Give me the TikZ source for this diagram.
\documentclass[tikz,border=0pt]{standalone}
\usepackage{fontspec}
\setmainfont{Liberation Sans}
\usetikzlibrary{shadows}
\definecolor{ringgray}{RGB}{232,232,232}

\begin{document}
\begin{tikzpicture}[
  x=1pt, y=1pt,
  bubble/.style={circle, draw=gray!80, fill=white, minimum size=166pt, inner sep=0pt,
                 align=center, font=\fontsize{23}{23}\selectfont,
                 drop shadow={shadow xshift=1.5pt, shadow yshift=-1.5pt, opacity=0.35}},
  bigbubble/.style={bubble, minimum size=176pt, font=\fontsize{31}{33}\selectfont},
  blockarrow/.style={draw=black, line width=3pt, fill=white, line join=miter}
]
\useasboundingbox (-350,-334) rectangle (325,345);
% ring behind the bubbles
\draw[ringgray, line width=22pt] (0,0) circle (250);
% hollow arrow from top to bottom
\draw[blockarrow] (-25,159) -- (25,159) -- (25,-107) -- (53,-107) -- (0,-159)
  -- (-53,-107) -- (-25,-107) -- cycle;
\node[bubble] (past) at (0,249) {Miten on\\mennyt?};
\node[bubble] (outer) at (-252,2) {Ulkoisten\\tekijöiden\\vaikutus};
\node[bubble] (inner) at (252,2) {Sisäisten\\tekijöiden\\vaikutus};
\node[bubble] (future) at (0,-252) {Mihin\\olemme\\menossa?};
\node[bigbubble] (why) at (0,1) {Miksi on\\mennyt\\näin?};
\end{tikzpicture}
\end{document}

* * *

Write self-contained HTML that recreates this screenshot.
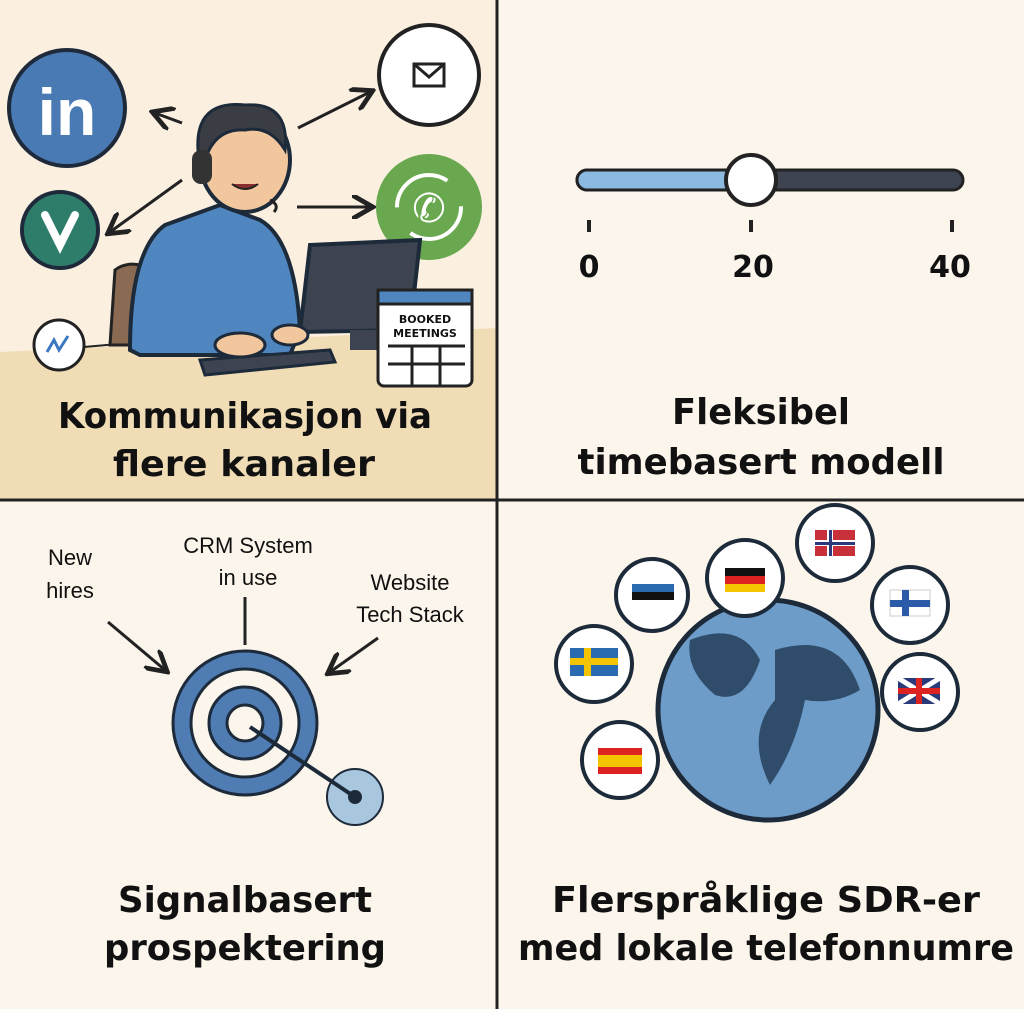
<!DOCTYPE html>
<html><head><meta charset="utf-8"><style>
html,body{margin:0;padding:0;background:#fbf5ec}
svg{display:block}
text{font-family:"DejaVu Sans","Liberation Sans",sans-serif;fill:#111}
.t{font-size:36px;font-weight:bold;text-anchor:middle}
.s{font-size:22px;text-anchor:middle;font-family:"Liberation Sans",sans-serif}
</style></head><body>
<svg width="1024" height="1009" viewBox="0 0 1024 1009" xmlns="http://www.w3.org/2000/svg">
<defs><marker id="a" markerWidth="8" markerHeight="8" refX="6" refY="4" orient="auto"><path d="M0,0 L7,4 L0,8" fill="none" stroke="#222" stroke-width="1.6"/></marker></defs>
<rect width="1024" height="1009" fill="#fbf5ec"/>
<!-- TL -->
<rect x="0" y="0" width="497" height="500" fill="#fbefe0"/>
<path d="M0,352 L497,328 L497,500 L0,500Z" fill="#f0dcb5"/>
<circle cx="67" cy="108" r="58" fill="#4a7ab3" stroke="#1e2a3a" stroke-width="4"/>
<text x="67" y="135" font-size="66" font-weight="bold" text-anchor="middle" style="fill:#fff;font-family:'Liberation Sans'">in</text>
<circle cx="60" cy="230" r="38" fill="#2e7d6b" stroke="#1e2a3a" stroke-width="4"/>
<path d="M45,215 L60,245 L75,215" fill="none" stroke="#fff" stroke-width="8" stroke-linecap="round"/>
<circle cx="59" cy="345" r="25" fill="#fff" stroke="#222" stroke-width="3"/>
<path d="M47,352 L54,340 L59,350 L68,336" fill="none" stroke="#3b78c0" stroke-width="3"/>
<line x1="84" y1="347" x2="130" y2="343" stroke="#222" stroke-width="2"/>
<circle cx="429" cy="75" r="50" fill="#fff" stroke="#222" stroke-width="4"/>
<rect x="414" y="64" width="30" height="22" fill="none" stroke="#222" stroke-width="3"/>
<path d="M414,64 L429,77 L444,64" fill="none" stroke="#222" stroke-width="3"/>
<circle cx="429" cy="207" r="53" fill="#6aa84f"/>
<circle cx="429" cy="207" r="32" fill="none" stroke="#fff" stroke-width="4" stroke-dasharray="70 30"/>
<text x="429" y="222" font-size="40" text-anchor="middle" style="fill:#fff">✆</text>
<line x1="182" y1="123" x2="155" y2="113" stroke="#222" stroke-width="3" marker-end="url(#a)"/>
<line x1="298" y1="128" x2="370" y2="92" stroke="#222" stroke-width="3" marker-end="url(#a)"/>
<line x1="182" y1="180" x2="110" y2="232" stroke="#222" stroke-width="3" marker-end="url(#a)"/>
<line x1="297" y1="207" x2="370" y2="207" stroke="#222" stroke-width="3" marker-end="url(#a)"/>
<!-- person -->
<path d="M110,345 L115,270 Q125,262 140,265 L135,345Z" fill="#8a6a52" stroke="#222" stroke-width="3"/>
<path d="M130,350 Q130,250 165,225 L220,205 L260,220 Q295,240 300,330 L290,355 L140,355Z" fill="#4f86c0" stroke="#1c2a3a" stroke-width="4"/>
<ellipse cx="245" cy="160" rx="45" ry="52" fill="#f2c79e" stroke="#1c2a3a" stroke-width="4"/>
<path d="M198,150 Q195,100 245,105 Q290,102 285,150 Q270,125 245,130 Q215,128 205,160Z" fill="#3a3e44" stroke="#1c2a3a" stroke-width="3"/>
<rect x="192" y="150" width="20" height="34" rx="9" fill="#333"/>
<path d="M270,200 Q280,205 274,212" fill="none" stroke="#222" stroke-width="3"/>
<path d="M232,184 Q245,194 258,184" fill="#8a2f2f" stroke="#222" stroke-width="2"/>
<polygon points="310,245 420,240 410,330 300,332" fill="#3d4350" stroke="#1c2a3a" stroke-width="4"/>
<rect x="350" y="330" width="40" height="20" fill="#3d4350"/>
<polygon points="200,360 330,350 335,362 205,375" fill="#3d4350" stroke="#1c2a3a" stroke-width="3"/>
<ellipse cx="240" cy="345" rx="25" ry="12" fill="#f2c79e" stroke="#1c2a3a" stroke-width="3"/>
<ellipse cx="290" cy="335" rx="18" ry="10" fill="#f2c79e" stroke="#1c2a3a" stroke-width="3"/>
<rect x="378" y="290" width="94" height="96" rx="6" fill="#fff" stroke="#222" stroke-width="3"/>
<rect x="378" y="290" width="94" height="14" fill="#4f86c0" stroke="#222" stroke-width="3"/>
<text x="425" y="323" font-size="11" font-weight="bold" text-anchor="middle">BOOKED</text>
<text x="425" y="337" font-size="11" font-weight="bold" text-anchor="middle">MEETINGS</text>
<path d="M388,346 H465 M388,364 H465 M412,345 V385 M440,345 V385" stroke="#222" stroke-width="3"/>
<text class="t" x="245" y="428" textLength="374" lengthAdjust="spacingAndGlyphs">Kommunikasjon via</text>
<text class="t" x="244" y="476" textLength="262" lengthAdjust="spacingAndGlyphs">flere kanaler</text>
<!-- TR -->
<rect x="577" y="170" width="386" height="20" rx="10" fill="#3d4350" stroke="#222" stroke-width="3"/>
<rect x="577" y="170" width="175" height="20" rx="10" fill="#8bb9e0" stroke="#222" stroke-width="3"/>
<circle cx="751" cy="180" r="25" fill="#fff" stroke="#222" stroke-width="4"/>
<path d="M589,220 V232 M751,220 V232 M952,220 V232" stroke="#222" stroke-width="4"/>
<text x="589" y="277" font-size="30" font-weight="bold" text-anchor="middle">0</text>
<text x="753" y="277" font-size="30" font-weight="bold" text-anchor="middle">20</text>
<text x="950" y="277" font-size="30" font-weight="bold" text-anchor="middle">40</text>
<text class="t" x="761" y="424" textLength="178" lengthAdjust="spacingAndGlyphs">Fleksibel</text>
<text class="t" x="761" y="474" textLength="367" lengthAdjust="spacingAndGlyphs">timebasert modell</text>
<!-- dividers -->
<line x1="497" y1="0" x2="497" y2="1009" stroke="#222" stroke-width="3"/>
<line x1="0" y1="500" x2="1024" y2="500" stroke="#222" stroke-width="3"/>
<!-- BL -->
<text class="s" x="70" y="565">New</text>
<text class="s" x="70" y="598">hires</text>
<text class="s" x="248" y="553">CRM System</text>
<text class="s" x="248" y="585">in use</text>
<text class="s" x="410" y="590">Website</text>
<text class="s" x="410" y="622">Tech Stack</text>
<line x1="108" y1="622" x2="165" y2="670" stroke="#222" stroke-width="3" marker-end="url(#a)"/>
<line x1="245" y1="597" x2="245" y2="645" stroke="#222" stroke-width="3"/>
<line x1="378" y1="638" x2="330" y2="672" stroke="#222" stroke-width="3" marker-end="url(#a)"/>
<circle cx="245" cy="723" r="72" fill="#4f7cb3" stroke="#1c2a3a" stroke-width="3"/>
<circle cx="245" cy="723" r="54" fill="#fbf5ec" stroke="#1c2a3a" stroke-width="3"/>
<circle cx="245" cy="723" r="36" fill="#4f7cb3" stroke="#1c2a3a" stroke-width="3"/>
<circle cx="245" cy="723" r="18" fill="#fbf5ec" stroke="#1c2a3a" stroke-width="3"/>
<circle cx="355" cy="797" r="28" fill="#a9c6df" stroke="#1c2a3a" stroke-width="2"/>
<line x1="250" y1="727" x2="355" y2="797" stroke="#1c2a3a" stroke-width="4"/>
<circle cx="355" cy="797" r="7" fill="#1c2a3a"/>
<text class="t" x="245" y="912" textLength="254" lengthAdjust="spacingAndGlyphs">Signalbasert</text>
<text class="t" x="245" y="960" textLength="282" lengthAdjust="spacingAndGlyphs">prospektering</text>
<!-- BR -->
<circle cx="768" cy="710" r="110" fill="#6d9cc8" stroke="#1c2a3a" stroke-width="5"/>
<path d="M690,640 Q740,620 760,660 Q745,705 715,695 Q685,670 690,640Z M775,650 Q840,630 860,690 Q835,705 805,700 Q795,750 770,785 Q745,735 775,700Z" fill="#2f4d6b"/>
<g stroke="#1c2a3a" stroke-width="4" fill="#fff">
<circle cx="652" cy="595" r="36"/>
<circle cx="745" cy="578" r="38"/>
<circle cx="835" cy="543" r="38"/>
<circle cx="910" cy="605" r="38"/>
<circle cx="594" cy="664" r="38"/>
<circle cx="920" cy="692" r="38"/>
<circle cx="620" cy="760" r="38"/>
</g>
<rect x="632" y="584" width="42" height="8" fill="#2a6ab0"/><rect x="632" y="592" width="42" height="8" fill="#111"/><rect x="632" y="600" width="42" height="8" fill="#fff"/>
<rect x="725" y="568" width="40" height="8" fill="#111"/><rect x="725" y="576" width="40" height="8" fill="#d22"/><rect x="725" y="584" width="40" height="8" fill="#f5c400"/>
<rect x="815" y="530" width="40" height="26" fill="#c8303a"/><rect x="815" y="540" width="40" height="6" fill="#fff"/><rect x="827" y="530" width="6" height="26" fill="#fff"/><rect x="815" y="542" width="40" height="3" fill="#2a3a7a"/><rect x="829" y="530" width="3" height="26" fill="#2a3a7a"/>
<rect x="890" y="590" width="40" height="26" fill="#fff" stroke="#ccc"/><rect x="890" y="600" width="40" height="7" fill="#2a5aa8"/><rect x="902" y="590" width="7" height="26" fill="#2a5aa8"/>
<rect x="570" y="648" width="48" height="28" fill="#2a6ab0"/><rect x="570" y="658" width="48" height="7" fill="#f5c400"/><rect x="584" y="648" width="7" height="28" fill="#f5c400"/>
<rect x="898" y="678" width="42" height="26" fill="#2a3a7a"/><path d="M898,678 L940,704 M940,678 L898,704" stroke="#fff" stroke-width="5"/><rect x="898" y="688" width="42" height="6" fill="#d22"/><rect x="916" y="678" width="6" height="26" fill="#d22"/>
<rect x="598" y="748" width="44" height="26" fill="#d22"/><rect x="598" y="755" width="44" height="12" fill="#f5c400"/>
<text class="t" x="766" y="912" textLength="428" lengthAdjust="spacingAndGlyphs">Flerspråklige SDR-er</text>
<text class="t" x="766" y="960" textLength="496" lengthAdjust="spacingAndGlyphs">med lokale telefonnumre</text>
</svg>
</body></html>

--- Task brief ---
Show all lines from the listing above in which "this" appears.

--- Complete answer ---
Give me the TikZ source for this diagram.
Write self-contained HTML that recreates this screenshot.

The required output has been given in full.